● WRITTEN EXERCISE: Check each line for the word "matplotlib" and give how many have it. Say nothing else.

####################

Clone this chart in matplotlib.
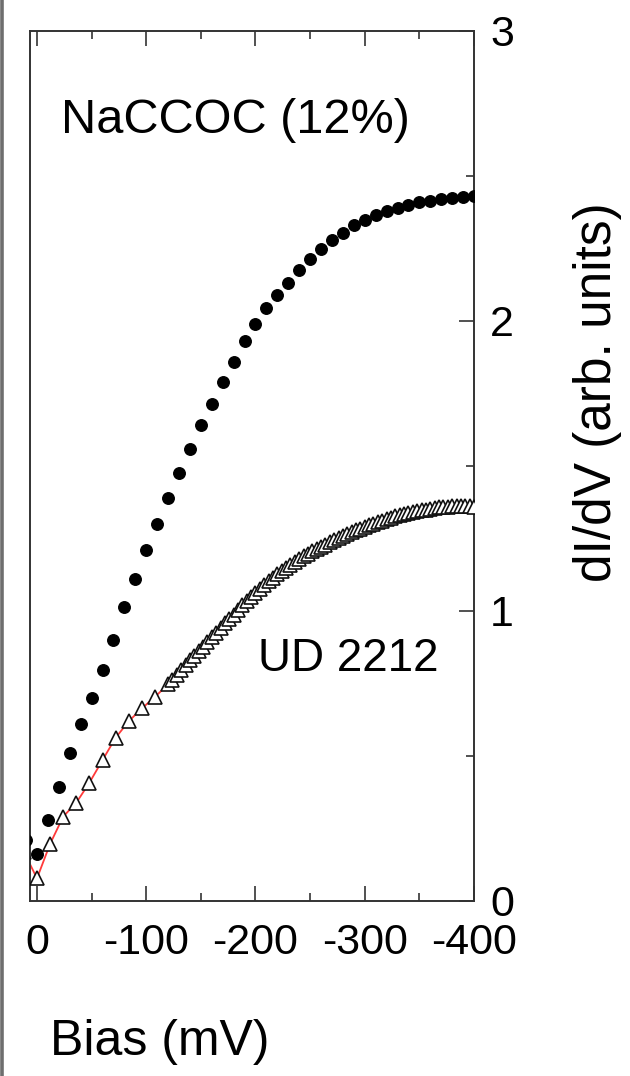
import matplotlib
matplotlib.use("Agg")
import matplotlib.pyplot as plt
from matplotlib.lines import Line2D

# ---------------- data ----------------
# NaCCOC (12%) : filled circles, bias in mV
nacc_bias = [10, 0, -10, -20, -30, -40, -50, -60, -70, -80, -90, -100, -110, -120,
             -130, -140, -150, -160, -170, -180, -190, -200, -210, -220, -230,
             -240, -250, -260, -270, -280, -290, -300, -310, -320, -330, -340,
             -350, -360, -370, -380, -390, -400]
nacc_val = [0.21, 0.161, 0.281, 0.394, 0.512, 0.61, 0.70, 0.795, 0.90, 1.015, 1.11,
            1.21, 1.30, 1.39, 1.475, 1.56, 1.64, 1.715, 1.79, 1.86, 1.93, 1.99,
            2.045, 2.09, 2.13, 2.175, 2.215, 2.25, 2.28, 2.305, 2.33, 2.35, 2.365,
            2.38, 2.39, 2.40, 2.41, 2.415, 2.42, 2.425, 2.428, 2.43]

# UD 2212 : open triangles joined by a red line
ud_bias = [12, 0, -12, -24, -36, -48, -60, -72, -84, -96, -108, -120,
           -124, -128, -132, -136, -140, -144, -148, -152, -156, -160, -164,
           -168, -172, -176, -180, -184, -188, -192, -196, -200, -204, -208,
           -212, -216, -220, -224, -228, -232, -236, -240, -244, -248, -252,
           -256, -260, -264, -268, -272, -276, -280, -284, -288, -292, -296,
           -300, -304, -308, -312, -316, -320, -324, -328, -332, -336, -340,
           -344, -348, -352, -356, -360, -364, -368, -372, -376, -380, -384,
           -388, -392, -396, -400]
ud_val = [0.17, 0.078, 0.197, 0.291, 0.339, 0.408, 0.486, 0.563, 0.62, 0.664, 0.704, 0.747,
          0.762, 0.779, 0.796, 0.813, 0.830, 0.846, 0.862, 0.877, 0.892, 0.909, 0.925,
          0.941, 0.957, 0.972, 0.987, 1.004, 1.020, 1.035, 1.049, 1.063, 1.077, 1.090,
          1.103, 1.115, 1.127, 1.138, 1.149, 1.159, 1.169, 1.179, 1.189, 1.198, 1.206,
          1.214, 1.222, 1.229, 1.237, 1.244, 1.251, 1.258, 1.265, 1.272, 1.278, 1.284,
          1.290, 1.296, 1.301, 1.306, 1.311, 1.316, 1.321, 1.326, 1.330, 1.334, 1.338,
          1.341, 1.344, 1.347, 1.350, 1.353, 1.355, 1.357, 1.359, 1.360, 1.361, 1.362,
          1.362, 1.362, 1.361, 1.360]

x_major = [0, -100, -200, -300, -400]
x_major_labels = ["0", "-100", "-200", "-300", "-400"]
x_minor = [-50, -150, -250, -350]
y_major = [0, 1, 2, 3]
y_major_labels = ["0", "1", "2", "3"]
y_minor = [0.5, 1.5, 2.5]

label_nacc = "NaCCOC (12%)"
label_ud = "UD 2212"
xlabel = "Bias (mV)"
ylabel = "dI/dV (arb. units)"

# ---------------- figure ----------------
plt.rcParams["font.family"] = ["Liberation Sans", "DejaVu Sans"]

W, H = 630, 1076
fig = plt.figure(figsize=(W / 100, H / 100), dpi=100)
L, R, T, B = 30, 474, 31, 901
ax = fig.add_axes([L / W, 1 - B / H, (R - L) / W, (B - T) / H])

ax.plot(ud_bias, ud_val, color="#ff3a3a", lw=1.3, zorder=2)
ax.plot(ud_bias, ud_val, ls="none", marker="^", ms=10, mfc="white",
        mec="#111111", mew=1.2, zorder=3)
ax.plot(nacc_bias, nacc_val, ls="none", marker="o", ms=8.3, mfc="black",
        mec="black", zorder=4)

ax.set_xlim(6.4, -400)
ax.set_ylim(0, 3)

ax.set_xticks(x_major)
ax.set_xticklabels(x_major_labels)
ax.set_xticks(x_minor, minor=True)
ax.set_yticks(y_major)
ax.set_yticklabels(y_major_labels)
ax.set_yticks(y_minor, minor=True)

ax.yaxis.tick_right()
ax.tick_params(axis="both", which="both", direction="in", width=1.2, color="#333333")
ax.tick_params(axis="both", which="major", length=10.8, labelsize=31)
ax.tick_params(axis="both", which="minor", length=5.8)
ax.tick_params(axis="x", which="both", top=True, bottom=True)
ax.tick_params(axis="y", which="both", left=False, right=True)
ax.tick_params(axis="x", which="major", pad=16)
ax.tick_params(axis="y", which="major", pad=11.5)
for s in ax.spines.values():
    s.set_linewidth(1.4)
    s.set_color("#333333")

ax.text(-181.4, 2.693, label_nacc, fontsize=35, ha="center", va="center")
ax.text(-285, 0.834, label_ud, fontsize=33, ha="center", va="center")

ax.set_xlabel(xlabel, fontsize=36, ha="left")
ax.xaxis.set_label_coords((50 - L) / (R - L), -(1042 - B) / (B - T))
ax.xaxis.label.set_va("center")

ax.yaxis.set_label_position("right")
ax.set_ylabel(ylabel, fontsize=37, rotation=90)
ax.yaxis.set_label_coords((597 - L) / (R - L), (B - 392) / (B - T))
ax.yaxis.label.set_va("center")
ax.yaxis.label.set_ha("center")
ax.yaxis.label.set_rotation_mode("anchor")

# page border at the left edge
fig.add_artist(Line2D([2 / W, 2 / W], [0, 1], transform=fig.transFigure,
                      color="#6e6e6e", lw=2.6))

fig.savefig("out.png", dpi=100)
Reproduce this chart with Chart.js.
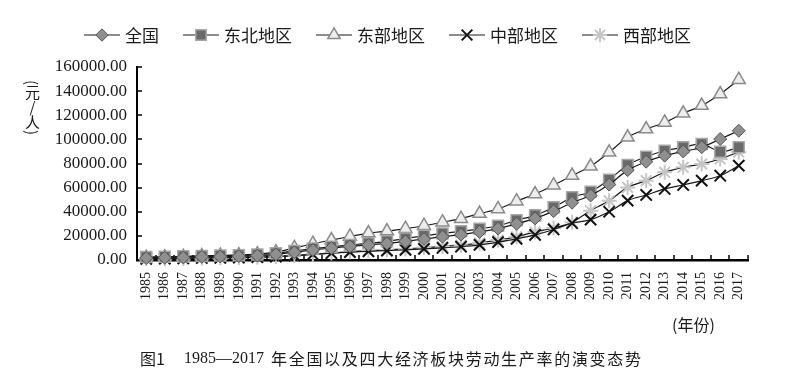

####################

● COMPLETE OUTPUT: 5